I go to school in Denver.
I work in Michigan during the summer.
I am living in Spain.
Thanks to this, I have friends from Tokyo to Stockholm, Palestine to L.A., Alaska to Quito. If you were to make a map connecting all the places where I have friends, and where they have friends, and where their friends have friends, I truly think we would all be connected.
I read a statistic the other day that said there are more people on facebook than were alive 200 years ago. How insane is that?! We are truly a globalized world.

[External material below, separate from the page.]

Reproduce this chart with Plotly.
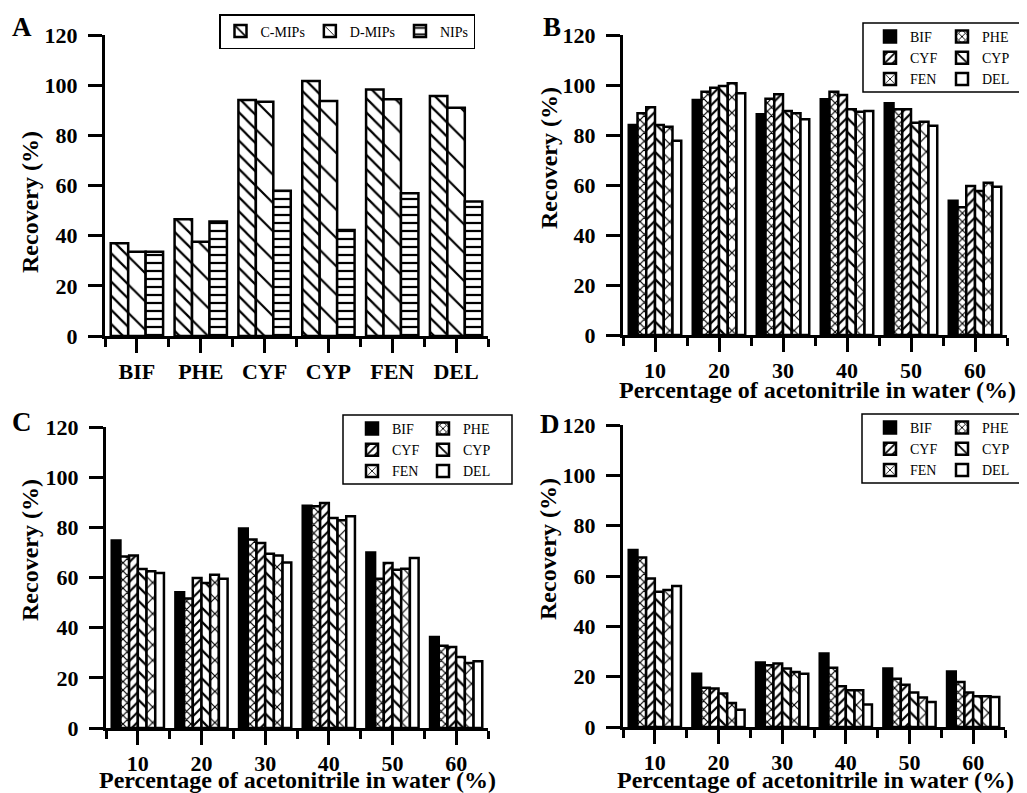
import plotly.graph_objects as go

# ---------------- data ----------------
pesticides = ["BIF", "PHE", "CYF", "CYP", "FEN", "DEL"]
a_series = ["C-MIPs", "D-MIPs", "NIPs"]
a_cmips = [37.0, 46.5, 94.1, 101.7, 98.3, 95.7]
a_dmips = [33.6, 37.6, 93.4, 93.7, 94.4, 91.0]
a_nips = [33.6, 45.6, 57.9, 42.3, 56.9, 53.6]

acetonitrile = [10, 20, 30, 40, 50, 60]

b_bif = [84.0, 94.0, 88.3, 94.3, 92.7, 53.7]
b_phe = [88.7, 97.3, 94.5, 97.3, 90.3, 51.1]
b_cyf = [91.1, 98.9, 96.3, 96.0, 90.3, 59.6]
b_cyp = [84.0, 99.6, 89.6, 90.3, 84.9, 57.6]
b_fen = [83.3, 100.7, 88.7, 89.3, 85.3, 60.9]
b_del = [77.7, 96.7, 86.3, 89.6, 83.7, 59.3]

c_bif = [74.8, 54.1, 79.5, 88.6, 70.0, 36.3]
c_phe = [68.4, 51.6, 75.1, 88.4, 59.5, 32.8]
c_cyf = [68.8, 59.8, 73.8, 89.7, 65.8, 32.3]
c_cyp = [63.4, 57.8, 69.5, 83.7, 63.1, 28.3]
c_fen = [62.5, 61.1, 68.8, 82.8, 63.5, 25.9]
c_del = [61.8, 59.5, 66.0, 84.4, 67.8, 26.6]

d_bif = [70.3, 21.2, 25.6, 29.2, 23.2, 22.1]
d_phe = [67.4, 15.6, 24.5, 23.5, 19.2, 17.9]
d_cyf = [59.0, 15.3, 25.2, 16.2, 16.8, 13.7]
d_cyp = [53.7, 13.3, 23.2, 14.6, 13.7, 12.2]
d_fen = [54.4, 9.5, 21.9, 14.6, 11.7, 12.2]
d_del = [56.0, 6.9, 21.2, 8.9, 9.9, 11.9]

y_ticks = [0, 20, 40, 60, 80, 100, 120]
y_title = "Recovery (%)"
x_title = "Percentage of acetonitrile in water (%)"

# ---------------- styling ----------------
# the page body has an 8px margin; the figure fills the rest of the window
OFF = 8
W, H = 1027 - OFF, 793 - OFF
FONT = "Liberation Serif, Times New Roman, serif"


def fx(p):
    return (p - OFF) / W


def fy(p):
    return 1 - (p - OFF) / H


a_patterns = {
    "C-MIPs": dict(shape="\\", size=10, solidity=0.22),
    "D-MIPs": dict(shape="\\", size=20, solidity=0.11),
    "NIPs": dict(shape="-", size=8, solidity=0.28),
}
p_patterns = {
    "BIF": None,
    "PHE": dict(shape="x", size=6, solidity=0.35),
    "CYF": dict(shape="/", size=7, solidity=0.3),
    "CYP": dict(shape="\\", size=10, solidity=0.22),
    "FEN": dict(shape="x", size=11, solidity=0.2),
    "DEL": None,
}

fig = go.Figure()


def marker_for(pat, solid_black=False):
    m = dict(color="black" if solid_black else "white",
             line=dict(color="black", width=2.5))
    if pat is not None:
        m["pattern"] = dict(fgcolor="black", bgcolor="white", fgopacity=1,
                            fillmode="overlay", **pat)
    return m


# Panel A
a_x = list(range(len(pesticides)))
for name, vals in zip(a_series, [a_cmips, a_dmips, a_nips]):
    fig.add_trace(go.Bar(x=a_x, y=vals, name=name, xaxis="x", yaxis="y",
                         marker=marker_for(a_patterns[name]), legend="legend"))

# Panels B, C, D
panels = [
    ("x2", "y2", "legend2", "legend3", [b_bif, b_phe, b_cyf, b_cyp, b_fen, b_del]),
    ("x3", "y3", "legend4", "legend5", [c_bif, c_phe, c_cyf, c_cyp, c_fen, c_del]),
    ("x4", "y4", "legend6", "legend7", [d_bif, d_phe, d_cyf, d_cyp, d_fen, d_del]),
]
for xa, ya, lg1, lg2, series in panels:
    for i, (name, vals) in enumerate(zip(pesticides, series)):
        fig.add_trace(go.Bar(x=acetonitrile, y=vals, name=name, xaxis=xa, yaxis=ya,
                             marker=marker_for(p_patterns[name], solid_black=(name == "BIF")),
                             legend=lg1 if i % 2 == 0 else lg2))

axis_common = dict(showline=True, linecolor="black", linewidth=3, ticks="outside",
                   ticklen=14, tickwidth=3, tickcolor="black", showgrid=False,
                   zeroline=False, automargin=False,
                   tickfont=dict(family=FONT, size=22, color="black", weight="bold"))

title_font = dict(family=FONT, size=24, color="black", weight="bold")

domains = {
    "1": ([105, 488], [35, 336]),
    "2": ([623, 1007], [35, 335]),
    "3": ([106, 488], [427, 728]),
    "4": ([623, 1005], [425, 727]),
}

layout = dict(width=W, height=H, margin=dict(l=0, r=0, t=0, b=0),
              paper_bgcolor="white", plot_bgcolor="white",
              barmode="group", bargap=0.18, bargroupgap=0,
              showlegend=True)

for k, (xd, yd) in domains.items():
    xname = "xaxis" if k == "1" else "xaxis" + k
    yname = "yaxis" if k == "1" else "yaxis" + k
    xid = "x" if k == "1" else "x" + k
    yid = "y" if k == "1" else "y" + k
    xax = dict(axis_common, domain=[fx(xd[0]), fx(xd[1])], anchor=yid)
    if k == "1":
        xax.update(range=[-0.5, len(pesticides) - 0.5], tickvals=a_x, ticktext=pesticides,
                   minor=dict(ticks="outside", ticklen=8, tickwidth=3, tickcolor="black",
                              tick0=-0.5, dtick=1, showgrid=False))
    else:
        xax.update(range=[5, 65], tickvals=acetonitrile,
                   minor=dict(ticks="outside", ticklen=8, tickwidth=3, tickcolor="black",
                              tick0=5, dtick=10, showgrid=False))
    yax = dict(axis_common, domain=[fy(yd[1]), fy(yd[0])], anchor=xid,
               range=[0, 120], tickvals=y_ticks, ticklabelstandoff=6)
    layout[xname] = xax
    layout[yname] = yax

legend_font = dict(family=FONT, size=14, color="black")
layout["legend"] = dict(orientation="h", x=fx(219), y=fy(14), xanchor="left", yanchor="top",
                        bordercolor="black", borderwidth=1.5, bgcolor="white",
                        font=legend_font)
leg_pos = {
    "legend2": (870, 21), "legend3": (942, 21),
    "legend4": (352, 413), "legend5": (423, 413),
    "legend6": (870, 412), "legend7": (942, 412),
}
for lg, (lx, ly) in leg_pos.items():
    layout[lg] = dict(x=fx(lx), y=fy(ly), xanchor="left", yanchor="top",
                      bgcolor="rgba(0,0,0,0)", font=legend_font, orientation="v")

shapes = []
for (x0, y0, x1, y1) in [(863, 23, 1025, 92), (343, 415, 512, 484), (862, 414, 1025, 483)]:
    shapes.append(dict(type="rect", xref="paper", yref="paper",
                       x0=fx(x0), x1=fx(x1), y0=fy(y1), y1=fy(y0),
                       line=dict(color="black", width=1.5), fillcolor="rgba(0,0,0,0)",
                       layer="below"))
layout["shapes"] = shapes

letter_font = dict(family=FONT, size=27, color="black", weight="bold")
annotations = []
for letter, (lx, ly) in zip("ABCD", [(22, 27), (552, 27), (22, 422), (550, 424)]):
    annotations.append(dict(text=letter, x=fx(lx), y=fy(ly), xref="paper", yref="paper",
                            showarrow=False, font=letter_font, xanchor="center",
                            yanchor="middle"))
# y axis titles
for (tx, ty) in [(30, 202), (549, 158), (30, 550), (548, 549)]:
    annotations.append(dict(text=y_title, x=fx(tx), y=fy(ty), xref="paper", yref="paper",
                            showarrow=False, font=title_font, textangle=-90,
                            xanchor="center", yanchor="middle"))
# x axis titles (panels B, C, D)
for (tx, ty) in [(817, 390), (297, 780), (815, 780)]:
    annotations.append(dict(text=x_title, x=fx(tx), y=fy(ty), xref="paper", yref="paper",
                            showarrow=False, font=title_font,
                            xanchor="center", yanchor="middle"))
layout["annotations"] = annotations

fig.update_layout(**layout)
fig.write_html("out.html")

With resources like facebook, Skype, gmail and tumblr, it is as though I never really say goodbye or leave any place behind. For some reason, that really bothers me sometimes. Because I am never truly "here," it feels as though I am living in 4 or 5 places at once. It's like this: I wake up, go to class, see my friends (who are from all over the states). After lunch, I have an intercambio with my Spanish friends, Antonio and Carola. Before dinner, I sign onto facebook, and chat with my friend Rachel, who is in Denver. Bored, I go through tagged photos from my travels in South America, and get nostalgic, then chat with my friend Luca, who is studying in Canada, but is from Australia. Before bed, I skype with an old high school friend whom I haven't seen in two years, but we talk regularly. And tomorrow I will probably call my mom on gmail because we haven't spoken in a week or so.
So while, yes, I'm living in Spain, I'm also still living my "other lives" at the same time. That is weird to me, thinking about it like that. Life is simple, it is s-i-m-p-l-e, but it is so easy to feel overwhelmed as I look at all I've done and all I'm yet to accomplish. I love technology, and as my Puerto Rican friend said last week, "internet is the greatest invention of all time." Yet today I yearn for the simplicity, the challenge, of living abroad independent of all I have left behind.
Which is quite ironic, because here I am on google blogging about it. *sigh*
I am trying to imagine a time when people abroad only communicated through hand-written letters, when photographs were developed and not "uploaded," when newspapers and radio were the main ways of communicating the news. I am thankful for technology and (sadly enough) it is almost impossible to imagine my life without the internet.
So today, I spent 5 hours on my computer organizing and planning and writing and editing. I think now it is time to go outside (though it's raining!) and embrace the laid back Spanish lifestyle and do some people watching!